[Some records]
------------------------
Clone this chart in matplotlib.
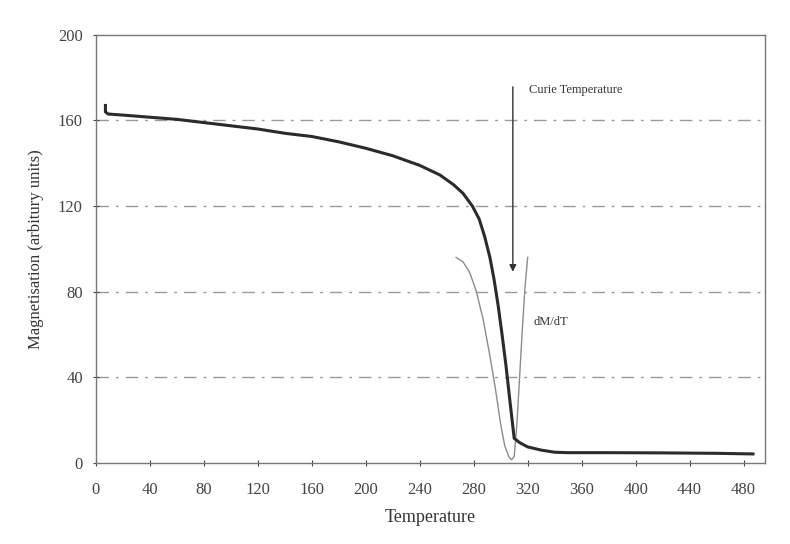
import matplotlib
matplotlib.use("Agg")
import matplotlib.pyplot as plt

# magnetisation curve
temp = [7, 7, 9, 20, 40, 60, 80, 100, 120, 140, 160, 180, 200, 220, 240, 255, 265,
        272, 279, 284, 288, 292, 295, 298, 301, 304, 307, 310, 314, 320, 330, 340,
        350, 380, 420, 460, 487]
magn = [167, 164, 163, 162.5, 161.5, 160.5, 159, 157.5, 156, 154, 152.5, 150, 147,
        143.5, 139, 134.5, 130, 126, 120, 114, 106, 96, 86, 74, 60, 45, 28, 11.5,
        9.5, 7.5, 6, 5, 4.8, 4.8, 4.7, 4.5, 4.2]

# dM/dT curve
dtemp = [267, 272, 277, 282, 287, 292, 296, 300, 303, 306, 308, 310, 312, 314, 316, 318, 320]
dmdt = [96, 94, 89, 80, 67, 50, 35, 18, 8, 3, 1.5, 3, 18, 40, 62, 82, 96]

grid_levels = [40, 80, 120, 160]
xticks = list(range(0, 481, 40))
yticks = list(range(0, 201, 40))

plt.rcParams['font.family'] = ['Liberation Serif', 'DejaVu Serif']

fig = plt.figure(figsize=(7.9, 5.44), dpi=100)
ax = fig.add_axes([0.1215, 0.149, 0.847, 0.787])

for g in grid_levels:
    ax.axhline(g, color="#9a9a9a", lw=1.0, ls=(0, (9, 5, 2, 5)), zorder=1)

ax.plot(dtemp, dmdt, color="#8c8c8c", lw=1.0, zorder=2)
ax.plot(temp, magn, color="#2b2b2b", lw=2.2, zorder=3)

ax.annotate("", xy=(309, 88), xytext=(309, 177),
            arrowprops=dict(arrowstyle="-|>", color="#333333", lw=1.0,
                            mutation_scale=10))
ax.text(321, 174, "Curie Temperature", fontsize=9, color="#333333", va="center")
ax.text(324, 66, "dM/dT", fontsize=9, color="#333333", va="center")

ax.set_xlim(0, 496)
ax.set_ylim(0, 200)
ax.set_xticks(xticks)
ax.set_yticks(yticks)
ax.tick_params(direction="inout", length=5, labelsize=12, colors="#444444")
ax.tick_params(axis="x", pad=11)
ax.tick_params(axis="y", pad=7)
for s in ax.spines.values():
    s.set_color("#777777")
    s.set_linewidth(1.0)

ax.set_xlabel("Temperature", fontsize=13, color="#333333", labelpad=8)
ax.set_ylabel("Magnetisation (arbitury units)", fontsize=12, color="#333333", labelpad=10)

fig.savefig("out.png", dpi=100)
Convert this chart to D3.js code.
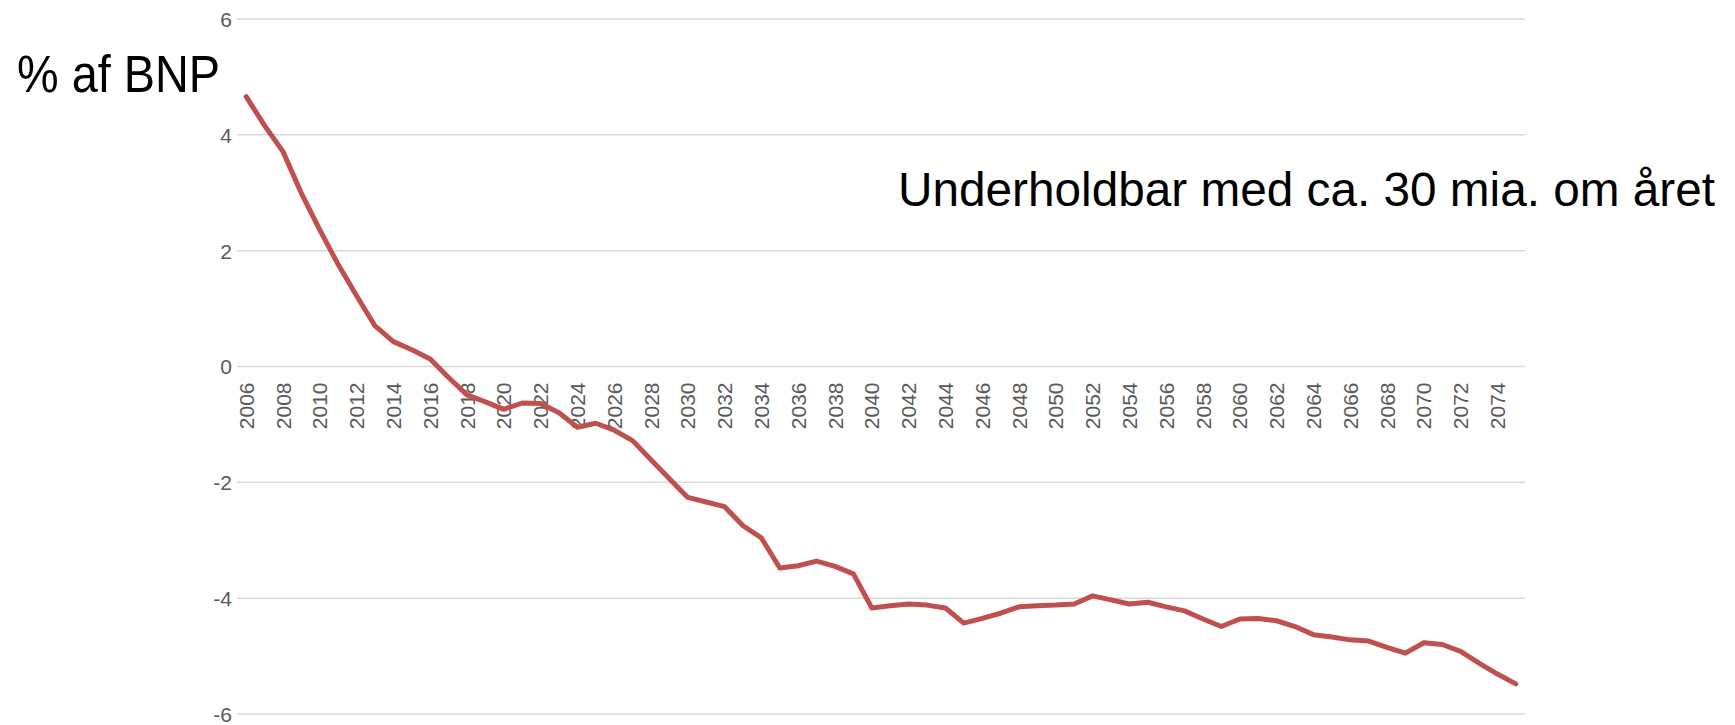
<!DOCTYPE html>
<html>
<head>
<meta charset="utf-8">
<script src="https://cdn.jsdelivr.net/npm/d3@7"></script>
<style>
  html, body { margin: 0; padding: 0; background: #fff; }
  svg { display: block; }
</style>
</head>
<body>
<svg id="chart" width="1735" height="725"></svg>
<script>
const years = d3.range(2006, 2076).map(String);
const values = [
  4.66, 4.16, 3.71, 2.99, 2.36, 1.76, 1.22, 0.70, 0.43, 0.29,
  0.13, -0.19, -0.49, -0.61, -0.74, -0.63, -0.64, -0.80, -1.05, -0.98,
  -1.10, -1.28, -1.61, -1.94, -2.26, -2.34, -2.42, -2.75, -2.96, -3.48,
  -3.44, -3.36, -3.45, -3.58, -4.17, -4.13, -4.10, -4.12, -4.17, -4.43,
  -4.35, -4.26, -4.15, -4.13, -4.12, -4.10, -3.96, -4.03, -4.10, -4.07,
  -4.15, -4.22, -4.36, -4.49, -4.36, -4.35, -4.39, -4.49, -4.63, -4.67,
  -4.72, -4.74, -4.85, -4.95, -4.77, -4.80, -4.92, -5.12, -5.31, -5.48
];
const yTicks = [-6, -4, -2, 0, 2, 4, 6];
const xTickLabels = years.filter((d, i) => i % 2 === 0);
const axisTitle = "% af BNP";
const annotation = "Underholdbar med ca. 30 mia. om året";

(function () {
  const svg = d3.select("#chart");
  const mLeft = 237, mRight = 1525, mTop = 19, mBottom = 714;

  const x = d3.scaleBand().domain(years).range([mLeft, mRight]).paddingInner(0).paddingOuter(0);
  const y = d3.scaleLinear().domain([-6, 6]).range([mBottom, mTop]);

  const font = "'Liberation Sans', Arial, sans-serif";

  // gridlines
  svg.append("g")
    .selectAll("line")
    .data(yTicks)
    .join("line")
    .attr("x1", mLeft).attr("x2", mRight)
    .attr("y1", d => y(d)).attr("y2", d => y(d))
    .attr("stroke", "#d9d9d9")
    .attr("stroke-width", 1.5);

  // y axis labels
  const yAxis = d3.axisLeft(y).tickValues(yTicks).tickSize(0).tickPadding(0).tickFormat(d => String(d));
  const gy = svg.append("g").attr("transform", `translate(${mLeft - 5},0)`).call(yAxis);
  gy.select(".domain").remove();
  gy.selectAll("text")
    .attr("font-family", font)
    .attr("font-size", 21)
    .attr("fill", "#595959")
    .attr("dy", "0.35em");

  // x axis labels (rotated) at the zero line
  const xAxis = d3.axisBottom(x).tickValues(xTickLabels).tickSize(0).tickPadding(0);
  const gx = svg.append("g").attr("transform", `translate(0,${y(0)})`).call(xAxis);
  gx.select(".domain").remove();
  gx.selectAll("text")
    .attr("font-family", font)
    .attr("font-size", 21)
    .attr("fill", "#595959")
    .attr("text-anchor", "end")
    .attr("transform", "rotate(-90)")
    .attr("x", -16)
    .attr("y", 0)
    .attr("dy", "0.36em");

  // line
  const line = d3.line()
    .x((d, i) => x(years[i]) + x.bandwidth() / 2)
    .y(d => y(d));

  svg.append("path")
    .datum(values)
    .attr("d", line)
    .attr("fill", "none")
    .attr("stroke", "#c0504d")
    .attr("stroke-width", 5)
    .attr("stroke-linejoin", "round")
    .attr("stroke-linecap", "round");

  // axis title
  svg.append("text")
    .attr("x", 17)
    .attr("y", 92)
    .attr("font-family", font)
    .attr("font-size", 51)
    .attr("fill", "#000")
    .attr("textLength", 203)
    .attr("lengthAdjust", "spacingAndGlyphs")
    .text(axisTitle);

  // annotation
  svg.append("text")
    .attr("x", 898)
    .attr("y", 206)
    .attr("font-family", font)
    .attr("font-size", 48)
    .attr("fill", "#000")
    .attr("textLength", 817)
    .attr("lengthAdjust", "spacingAndGlyphs")
    .text(annotation);
})();
</script>
</body>
</html>
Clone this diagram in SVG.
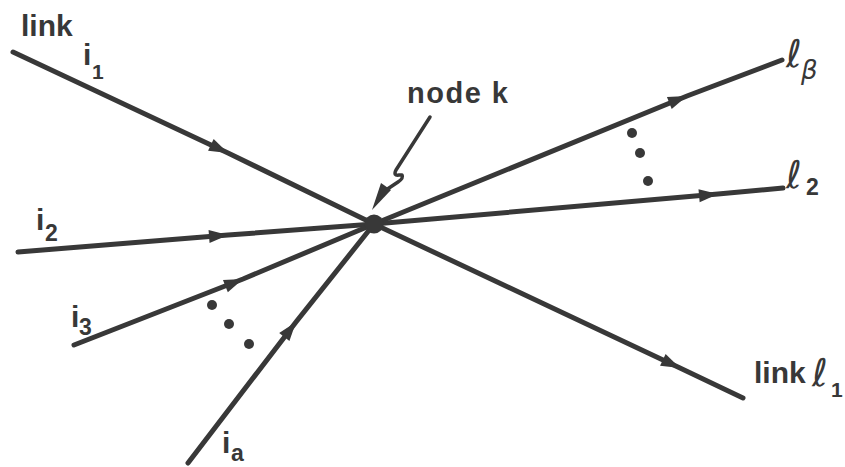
------------------------
■ TASK PROMPT ■
List all lines holding the string "chart".

■ OUTPUT OF THE TASK ■
Clone this chart in matplotlib.
Convert this chart to D3.js code.
<svg id="chart" width="1735" height="725"></svg>
  const svg = d3.select("#chart");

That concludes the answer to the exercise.